= Abass Sheikh Mohamed =

Kenyan politician

Abass Sheikh Mohamed (born 1958 in Wajir) is a Kenyan politician currently serving as a senator for the Wajir County elected on the ticket of United Democratic Movement (UDM) in 2022. He was previously a member of the 11th parliament of Kenya from Wajir East Constituency in Wajir County. He was elected on the ticket of the United Republican Party (URP) with the support of Jubilee Coalition in 2013.

== Education and career ==
Abass Mohamed attended Wajir Primary School and Mandera High School before proceeding to Egerton University where he earned a diploma in range management and a degree in natural resource management. He holds a post-graduate diploma in sustainable local economic development and an MBA in strategic marketing from Erasmus University in the Netherland. Mohamed is the CEO of Kenya Livestock Marketing Council (KLMC).
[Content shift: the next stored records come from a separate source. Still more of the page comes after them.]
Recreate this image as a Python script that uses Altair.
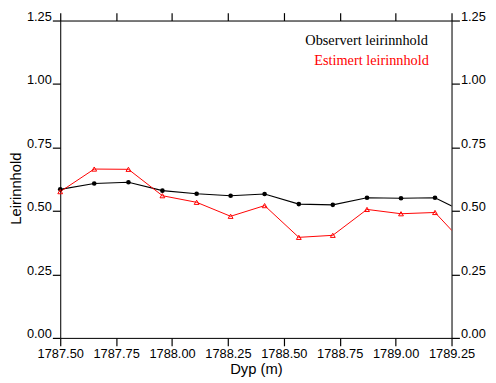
import altair as alt
import pandas as pd

depth = [1787.500, 1787.652, 1787.805, 1787.957, 1788.110, 1788.262, 1788.414,
         1788.567, 1788.719, 1788.872, 1789.024, 1789.176, 1789.329]
observed = [0.585, 0.608, 0.613, 0.580, 0.568, 0.560, 0.567,
            0.527, 0.524, 0.552, 0.550, 0.552, 0.486]
estimated = [0.576, 0.665, 0.664, 0.560, 0.534, 0.479, 0.521,
             0.396, 0.404, 0.506, 0.489, 0.494, 0.350]
x_ticks = [1787.50, 1787.75, 1788.00, 1788.25, 1788.50, 1788.75, 1789.00, 1789.25]
y_ticks = [0.00, 0.25, 0.50, 0.75, 1.00, 1.25]
legend_labels = ["Observert leirinnhold", "Estimert leirinnhold"]

df = pd.DataFrame({"depth": depth, "obs": observed, "est": estimated})

xs = alt.Scale(domain=[1787.5, 1789.25], nice=False, zero=False)
ys = alt.Scale(domain=[0, 1.25], nice=False, zero=True)

lab = dict(labelFont="Liberation Sans", labelFontSize=13, labelColor="black",
           domainColor="black", tickColor="black", tickSize=8, tickWidth=1.2,
           grid=False, labelFlush=False, labelOverlap=False, ticks=True,
           titleFont="Liberation Sans", titleFontSize=15, titleFontWeight="normal",
           titleColor="black")

x_bottom = alt.Axis(orient="bottom", values=x_ticks, format=".2f", title="Dyp (m)",
                    labelPadding=2, titleY=36, titleBaseline="alphabetic", **lab)
x_top = alt.Axis(orient="top", values=x_ticks, labels=False, title=None, **lab)
y_left = alt.Axis(orient="left", values=y_ticks, format=".2f", title="Leirinnhold",
                  labelBaseline="alphabetic", labelPadding=1,
                  titleX=-40, titleY=170, titleAngle=270, titleAlign="center",
                  titleBaseline="alphabetic", **lab)
y_right = alt.Axis(orient="right", values=y_ticks, format=".2f", title=None,
                   labelBaseline="alphabetic", labelPadding=1, **lab)

base = alt.Chart(df)

obs_line = base.mark_line(color="black", strokeWidth=1.1, clip=True).encode(
    x=alt.X("depth:Q", scale=xs, axis=x_bottom),
    y=alt.Y("obs:Q", scale=ys, axis=y_left),
)
est_line = base.mark_line(color="red", strokeWidth=1, clip=True).encode(
    x=alt.X("depth:Q", scale=xs, axis=x_top),
    y=alt.Y("est:Q", scale=ys, axis=y_right),
)
obs_pts = base.transform_filter("datum.depth <= 1789.25").mark_point(
    shape="circle", filled=True, color="black", size=22, opacity=1
).encode(
    x=alt.X("depth:Q", scale=xs, axis=None),
    y=alt.Y("obs:Q", scale=ys, axis=None),
)
est_pts = base.transform_filter("datum.depth <= 1789.25").mark_point(
    shape="triangle-up", filled=False, color="red", size=24, strokeWidth=1, opacity=1
).encode(
    x=alt.X("depth:Q", scale=xs, axis=None),
    y=alt.Y("est:Q", scale=ys, axis=None),
)

t1 = alt.Chart(pd.DataFrame({"t": [legend_labels[0]]})).mark_text(
    font="Liberation Serif", fontSize=14.5, color="black", align="right",
    baseline="alphabetic"
).encode(text="t:N", x=alt.value(373), y=alt.value(25))
t2 = alt.Chart(pd.DataFrame({"t": [legend_labels[1]]})).mark_text(
    font="Liberation Serif", fontSize=14.5, color="red", align="right",
    baseline="alphabetic"
).encode(text="t:N", x=alt.value(374), y=alt.value(45))

chart = alt.layer(obs_line, est_line, obs_pts, est_pts, t1, t2).resolve_axis(
    x="independent", y="independent"
).properties(
    width=397, height=322,
    autosize=alt.AutoSizeParams(type="none"),
    padding={"left": 53, "top": 10, "right": 37, "bottom": 40},
).configure_view(stroke=None).configure(background="white")

chart.save("out.html", embed_options={"renderer": "svg", "actions": False})
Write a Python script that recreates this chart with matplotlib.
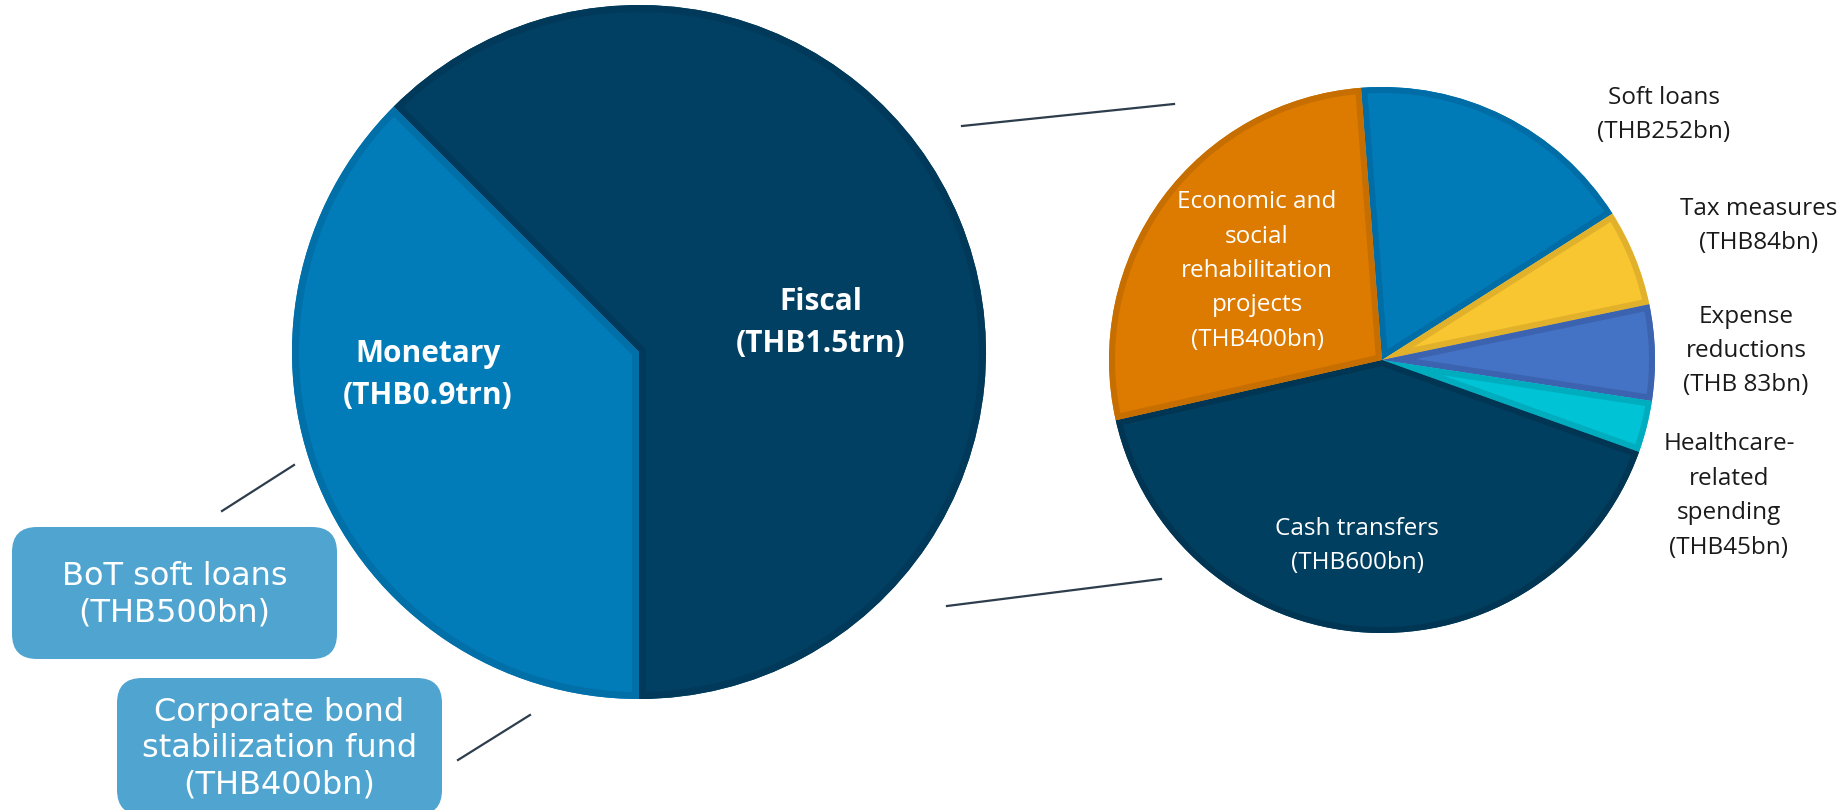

He was elected to the 11th national assembly of Kenya in 2013 on the ticket of URP and with support of Jubilee Coalition. In the parliament, he served on the house committee on Defense and Foreign Relations. He lost reelection to Rashid Kassim Amiin in 2017. He was elected to the senate in 2022 on the ticket of UDM scoring 36, 201 votes to defeat his challenger Shallow Abdullahi Yahya who polled 33,580.